- **RAW DATA**

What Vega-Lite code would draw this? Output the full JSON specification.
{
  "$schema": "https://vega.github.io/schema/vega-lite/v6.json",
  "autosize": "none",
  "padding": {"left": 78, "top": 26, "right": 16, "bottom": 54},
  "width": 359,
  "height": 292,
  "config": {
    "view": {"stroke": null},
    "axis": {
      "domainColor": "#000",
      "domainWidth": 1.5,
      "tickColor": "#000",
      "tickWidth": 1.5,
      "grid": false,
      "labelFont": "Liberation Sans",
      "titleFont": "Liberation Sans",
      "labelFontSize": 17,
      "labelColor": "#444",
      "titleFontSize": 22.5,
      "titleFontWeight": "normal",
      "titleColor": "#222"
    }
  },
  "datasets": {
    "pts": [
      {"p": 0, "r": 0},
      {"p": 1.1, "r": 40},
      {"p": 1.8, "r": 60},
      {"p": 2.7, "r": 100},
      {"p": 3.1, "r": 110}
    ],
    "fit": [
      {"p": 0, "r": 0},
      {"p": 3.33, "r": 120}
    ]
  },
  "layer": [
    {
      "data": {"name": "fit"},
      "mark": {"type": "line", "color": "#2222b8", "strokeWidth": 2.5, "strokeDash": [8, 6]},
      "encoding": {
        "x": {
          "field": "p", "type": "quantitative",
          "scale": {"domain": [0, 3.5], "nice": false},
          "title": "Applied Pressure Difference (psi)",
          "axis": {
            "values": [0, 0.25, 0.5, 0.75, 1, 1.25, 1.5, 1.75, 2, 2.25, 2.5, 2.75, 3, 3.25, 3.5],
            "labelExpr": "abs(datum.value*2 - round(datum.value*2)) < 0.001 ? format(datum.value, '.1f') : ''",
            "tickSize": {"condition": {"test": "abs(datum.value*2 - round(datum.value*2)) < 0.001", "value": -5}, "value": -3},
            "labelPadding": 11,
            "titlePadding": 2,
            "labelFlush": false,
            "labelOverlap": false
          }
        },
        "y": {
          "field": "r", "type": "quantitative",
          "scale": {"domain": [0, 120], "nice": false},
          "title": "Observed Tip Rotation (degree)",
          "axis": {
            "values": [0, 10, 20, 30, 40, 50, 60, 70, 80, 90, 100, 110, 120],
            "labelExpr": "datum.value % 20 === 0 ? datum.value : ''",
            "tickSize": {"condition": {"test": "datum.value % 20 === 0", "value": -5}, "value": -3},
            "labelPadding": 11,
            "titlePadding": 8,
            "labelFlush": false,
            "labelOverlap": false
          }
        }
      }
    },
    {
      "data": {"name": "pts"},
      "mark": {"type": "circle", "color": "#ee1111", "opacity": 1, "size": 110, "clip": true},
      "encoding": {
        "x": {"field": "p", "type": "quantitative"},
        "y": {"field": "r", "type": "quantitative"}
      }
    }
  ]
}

- **JOB**
Output the complete data exactly as written.

- **OUTPUT BELOW**
What Vega-Lite code would draw this? Output the full JSON specification.
{
  "$schema": "https://vega.github.io/schema/vega-lite/v6.json",
  "autosize": "none",
  "padding": {"left": 78, "top": 26, "right": 16, "bottom": 54},
  "width": 359,
  "height": 292,
  "config": {
    "view": {"stroke": null},
    "axis": {
      "domainColor": "#000",
      "domainWidth": 1.5,
      "tickColor": "#000",
      "tickWidth": 1.5,
      "grid": false,
      "labelFont": "Liberation Sans",
      "titleFont": "Liberation Sans",
      "labelFontSize": 17,
      "labelColor": "#444",
      "titleFontSize": 22.5,
      "titleFontWeight": "normal",
      "titleColor": "#222"
    }
  },
  "datasets": {
    "pts": [
      {"p": 0, "r": 0},
      {"p": 1.1, "r": 40},
      {"p": 1.8, "r": 60},
      {"p": 2.7, "r": 100},
      {"p": 3.1, "r": 110}
    ],
    "fit": [
      {"p": 0, "r": 0},
      {"p": 3.33, "r": 120}
    ]
  },
  "layer": [
    {
      "data": {"name": "fit"},
      "mark": {"type": "line", "color": "#2222b8", "strokeWidth": 2.5, "strokeDash": [8, 6]},
      "encoding": {
        "x": {
          "field": "p", "type": "quantitative",
          "scale": {"domain": [0, 3.5], "nice": false},
          "title": "Applied Pressure Difference (psi)",
          "axis": {
            "values": [0, 0.25, 0.5, 0.75, 1, 1.25, 1.5, 1.75, 2, 2.25, 2.5, 2.75, 3, 3.25, 3.5],
            "labelExpr": "abs(datum.value*2 - round(datum.value*2)) < 0.001 ? format(datum.value, '.1f') : ''",
            "tickSize": {"condition": {"test": "abs(datum.value*2 - round(datum.value*2)) < 0.001", "value": -5}, "value": -3},
            "labelPadding": 11,
            "titlePadding": 2,
            "labelFlush": false,
            "labelOverlap": false
          }
        },
        "y": {
          "field": "r", "type": "quantitative",
          "scale": {"domain": [0, 120], "nice": false},
          "title": "Observed Tip Rotation (degree)",
          "axis": {
            "values": [0, 10, 20, 30, 40, 50, 60, 70, 80, 90, 100, 110, 120],
            "labelExpr": "datum.value % 20 === 0 ? datum.value : ''",
            "tickSize": {"condition": {"test": "datum.value % 20 === 0", "value": -5}, "value": -3},
            "labelPadding": 11,
            "titlePadding": 8,
            "labelFlush": false,
            "labelOverlap": false
          }
        }
      }
    },
    {
      "data": {"name": "pts"},
      "mark": {"type": "circle", "color": "#ee1111", "opacity": 1, "size": 110, "clip": true},
      "encoding": {
        "x": {"field": "p", "type": "quantitative"},
        "y": {"field": "r", "type": "quantitative"}
      }
    }
  ]
}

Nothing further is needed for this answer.